== RECORDS SHOWN
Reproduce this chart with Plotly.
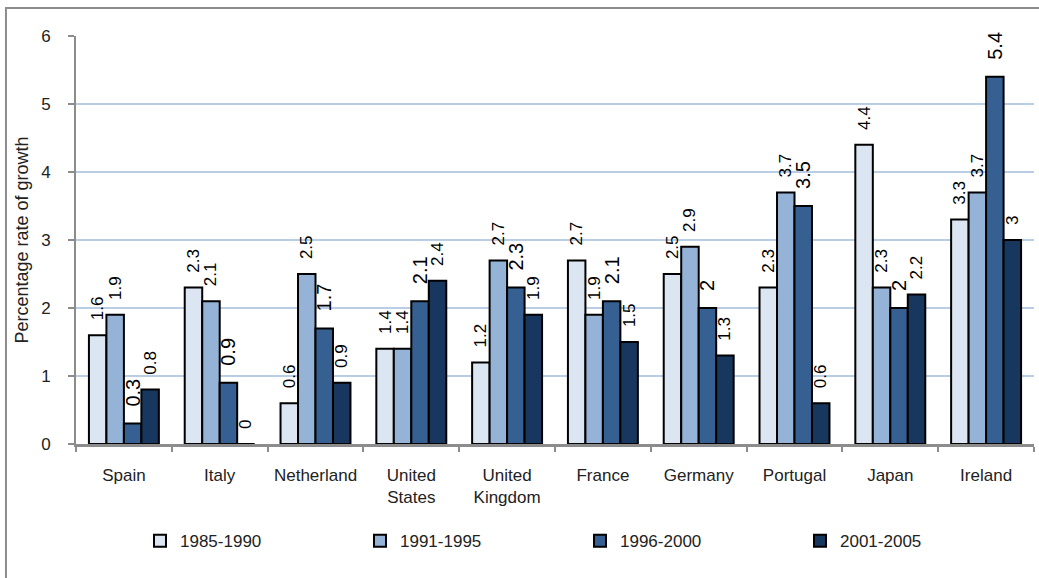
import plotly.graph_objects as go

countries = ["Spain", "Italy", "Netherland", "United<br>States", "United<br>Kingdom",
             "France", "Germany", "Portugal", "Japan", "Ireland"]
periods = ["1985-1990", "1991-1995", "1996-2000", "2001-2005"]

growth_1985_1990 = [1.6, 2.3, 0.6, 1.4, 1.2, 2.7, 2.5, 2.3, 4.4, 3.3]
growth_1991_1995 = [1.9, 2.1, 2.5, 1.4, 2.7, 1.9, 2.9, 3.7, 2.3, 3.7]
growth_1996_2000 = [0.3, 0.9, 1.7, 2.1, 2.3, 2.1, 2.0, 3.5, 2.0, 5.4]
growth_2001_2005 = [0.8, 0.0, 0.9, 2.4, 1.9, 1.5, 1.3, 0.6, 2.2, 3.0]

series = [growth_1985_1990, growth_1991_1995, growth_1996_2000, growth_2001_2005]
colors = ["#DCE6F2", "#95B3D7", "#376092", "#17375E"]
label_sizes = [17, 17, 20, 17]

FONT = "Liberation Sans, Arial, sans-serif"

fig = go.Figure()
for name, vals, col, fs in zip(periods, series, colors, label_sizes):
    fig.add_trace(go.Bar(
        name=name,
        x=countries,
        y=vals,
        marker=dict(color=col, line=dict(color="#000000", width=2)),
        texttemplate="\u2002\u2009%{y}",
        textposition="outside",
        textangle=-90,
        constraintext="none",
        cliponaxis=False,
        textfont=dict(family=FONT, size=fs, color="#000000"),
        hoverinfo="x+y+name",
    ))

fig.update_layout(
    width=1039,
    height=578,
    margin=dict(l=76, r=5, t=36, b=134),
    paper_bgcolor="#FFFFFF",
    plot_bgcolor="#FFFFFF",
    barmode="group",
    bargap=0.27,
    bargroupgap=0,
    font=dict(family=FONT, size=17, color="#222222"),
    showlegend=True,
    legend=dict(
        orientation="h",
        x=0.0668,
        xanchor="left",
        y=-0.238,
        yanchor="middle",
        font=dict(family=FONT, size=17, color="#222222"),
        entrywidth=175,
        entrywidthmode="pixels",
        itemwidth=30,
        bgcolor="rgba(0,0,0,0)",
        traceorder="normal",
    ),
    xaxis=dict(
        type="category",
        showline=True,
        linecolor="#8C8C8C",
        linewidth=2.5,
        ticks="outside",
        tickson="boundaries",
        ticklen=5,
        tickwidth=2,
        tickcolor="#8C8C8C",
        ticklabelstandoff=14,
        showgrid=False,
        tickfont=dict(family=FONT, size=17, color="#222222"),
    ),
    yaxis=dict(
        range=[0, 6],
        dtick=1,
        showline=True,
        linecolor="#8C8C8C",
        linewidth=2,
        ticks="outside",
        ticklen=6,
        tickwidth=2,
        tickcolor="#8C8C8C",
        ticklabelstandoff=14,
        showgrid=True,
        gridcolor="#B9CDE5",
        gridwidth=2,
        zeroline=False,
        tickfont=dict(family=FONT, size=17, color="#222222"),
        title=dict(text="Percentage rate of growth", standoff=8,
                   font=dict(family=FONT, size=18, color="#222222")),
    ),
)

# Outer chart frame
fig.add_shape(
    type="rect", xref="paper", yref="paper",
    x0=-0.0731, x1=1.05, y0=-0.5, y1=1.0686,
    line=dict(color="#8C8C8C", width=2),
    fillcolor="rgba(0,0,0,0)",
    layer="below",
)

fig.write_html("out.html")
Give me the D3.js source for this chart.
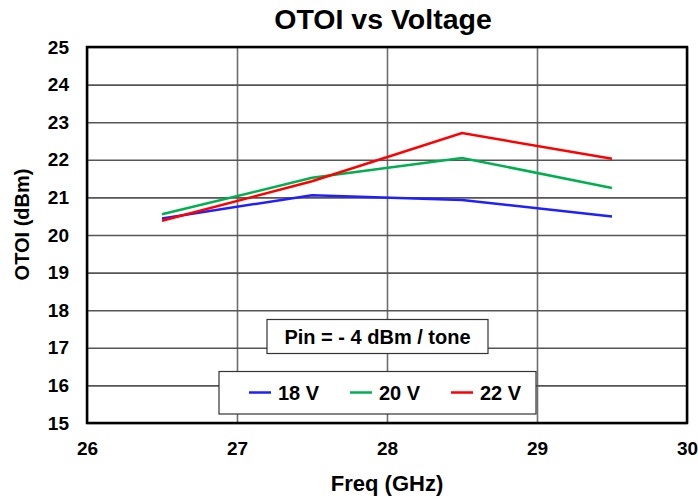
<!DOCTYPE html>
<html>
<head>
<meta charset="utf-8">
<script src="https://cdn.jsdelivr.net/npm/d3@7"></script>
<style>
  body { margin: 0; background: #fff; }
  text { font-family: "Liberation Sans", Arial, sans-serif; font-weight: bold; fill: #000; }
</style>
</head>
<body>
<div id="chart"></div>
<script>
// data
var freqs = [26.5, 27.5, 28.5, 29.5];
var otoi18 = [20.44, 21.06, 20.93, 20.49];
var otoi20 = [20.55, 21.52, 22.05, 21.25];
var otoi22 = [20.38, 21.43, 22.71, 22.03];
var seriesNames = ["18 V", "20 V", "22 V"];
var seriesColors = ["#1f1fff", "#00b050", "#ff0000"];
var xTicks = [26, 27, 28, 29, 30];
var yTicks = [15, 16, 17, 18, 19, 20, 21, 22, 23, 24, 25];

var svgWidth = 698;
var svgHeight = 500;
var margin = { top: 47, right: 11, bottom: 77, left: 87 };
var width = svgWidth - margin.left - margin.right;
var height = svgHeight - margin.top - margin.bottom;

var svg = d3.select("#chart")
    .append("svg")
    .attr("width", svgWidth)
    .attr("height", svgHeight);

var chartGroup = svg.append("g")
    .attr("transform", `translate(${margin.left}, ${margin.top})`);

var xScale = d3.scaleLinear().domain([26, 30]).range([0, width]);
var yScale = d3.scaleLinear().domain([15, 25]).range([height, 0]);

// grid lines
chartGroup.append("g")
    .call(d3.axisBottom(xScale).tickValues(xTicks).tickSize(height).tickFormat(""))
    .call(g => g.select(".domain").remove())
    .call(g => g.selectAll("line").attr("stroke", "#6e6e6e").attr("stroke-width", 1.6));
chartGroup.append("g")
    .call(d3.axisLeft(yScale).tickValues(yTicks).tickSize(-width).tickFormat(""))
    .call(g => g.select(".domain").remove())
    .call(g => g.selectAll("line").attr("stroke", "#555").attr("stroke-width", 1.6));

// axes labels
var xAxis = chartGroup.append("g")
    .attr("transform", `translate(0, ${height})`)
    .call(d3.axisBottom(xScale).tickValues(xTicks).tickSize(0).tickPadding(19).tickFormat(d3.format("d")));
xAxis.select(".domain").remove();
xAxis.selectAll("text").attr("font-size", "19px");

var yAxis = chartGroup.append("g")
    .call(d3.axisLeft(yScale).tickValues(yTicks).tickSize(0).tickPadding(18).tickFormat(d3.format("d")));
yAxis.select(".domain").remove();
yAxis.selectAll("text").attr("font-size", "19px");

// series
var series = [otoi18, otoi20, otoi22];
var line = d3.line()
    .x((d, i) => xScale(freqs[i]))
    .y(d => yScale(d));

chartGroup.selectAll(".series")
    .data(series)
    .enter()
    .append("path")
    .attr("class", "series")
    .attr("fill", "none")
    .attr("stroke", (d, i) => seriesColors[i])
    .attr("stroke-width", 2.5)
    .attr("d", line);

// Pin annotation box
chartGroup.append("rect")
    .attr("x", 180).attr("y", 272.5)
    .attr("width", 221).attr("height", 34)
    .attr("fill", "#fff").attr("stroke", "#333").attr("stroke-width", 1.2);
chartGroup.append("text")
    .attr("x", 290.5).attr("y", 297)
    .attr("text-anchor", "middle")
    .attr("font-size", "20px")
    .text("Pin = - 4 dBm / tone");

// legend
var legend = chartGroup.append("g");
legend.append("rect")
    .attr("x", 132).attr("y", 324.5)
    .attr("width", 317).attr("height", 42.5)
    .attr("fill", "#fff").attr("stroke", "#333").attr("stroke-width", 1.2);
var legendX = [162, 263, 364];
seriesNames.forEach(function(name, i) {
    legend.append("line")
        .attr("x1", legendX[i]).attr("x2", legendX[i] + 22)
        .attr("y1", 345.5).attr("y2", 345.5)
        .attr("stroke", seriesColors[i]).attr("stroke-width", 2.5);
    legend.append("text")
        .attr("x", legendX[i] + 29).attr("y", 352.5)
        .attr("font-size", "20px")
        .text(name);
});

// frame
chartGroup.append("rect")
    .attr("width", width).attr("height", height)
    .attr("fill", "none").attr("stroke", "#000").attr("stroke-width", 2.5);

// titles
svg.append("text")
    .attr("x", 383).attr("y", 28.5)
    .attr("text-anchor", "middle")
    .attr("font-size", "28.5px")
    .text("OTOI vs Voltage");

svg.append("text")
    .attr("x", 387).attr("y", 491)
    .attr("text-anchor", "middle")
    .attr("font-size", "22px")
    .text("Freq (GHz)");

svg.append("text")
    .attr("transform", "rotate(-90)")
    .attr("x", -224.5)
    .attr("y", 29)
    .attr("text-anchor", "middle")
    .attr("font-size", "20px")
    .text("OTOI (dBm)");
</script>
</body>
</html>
====
WRITTEN TASK
Write out again, exactly, the lines from the start of the listing up to the line containing "label_sizes = [17, 17, 20, 17]", with both ends and without pictures.

OUTPUT FOR THIS TASK
Reproduce this chart with Plotly.
import plotly.graph_objects as go

countries = ["Spain", "Italy", "Netherland", "United<br>States", "United<br>Kingdom",
             "France", "Germany", "Portugal", "Japan", "Ireland"]
periods = ["1985-1990", "1991-1995", "1996-2000", "2001-2005"]

growth_1985_1990 = [1.6, 2.3, 0.6, 1.4, 1.2, 2.7, 2.5, 2.3, 4.4, 3.3]
growth_1991_1995 = [1.9, 2.1, 2.5, 1.4, 2.7, 1.9, 2.9, 3.7, 2.3, 3.7]
growth_1996_2000 = [0.3, 0.9, 1.7, 2.1, 2.3, 2.1, 2.0, 3.5, 2.0, 5.4]
growth_2001_2005 = [0.8, 0.0, 0.9, 2.4, 1.9, 1.5, 1.3, 0.6, 2.2, 3.0]

series = [growth_1985_1990, growth_1991_1995, growth_1996_2000, growth_2001_2005]
colors = ["#DCE6F2", "#95B3D7", "#376092", "#17375E"]
label_sizes = [17, 17, 20, 17]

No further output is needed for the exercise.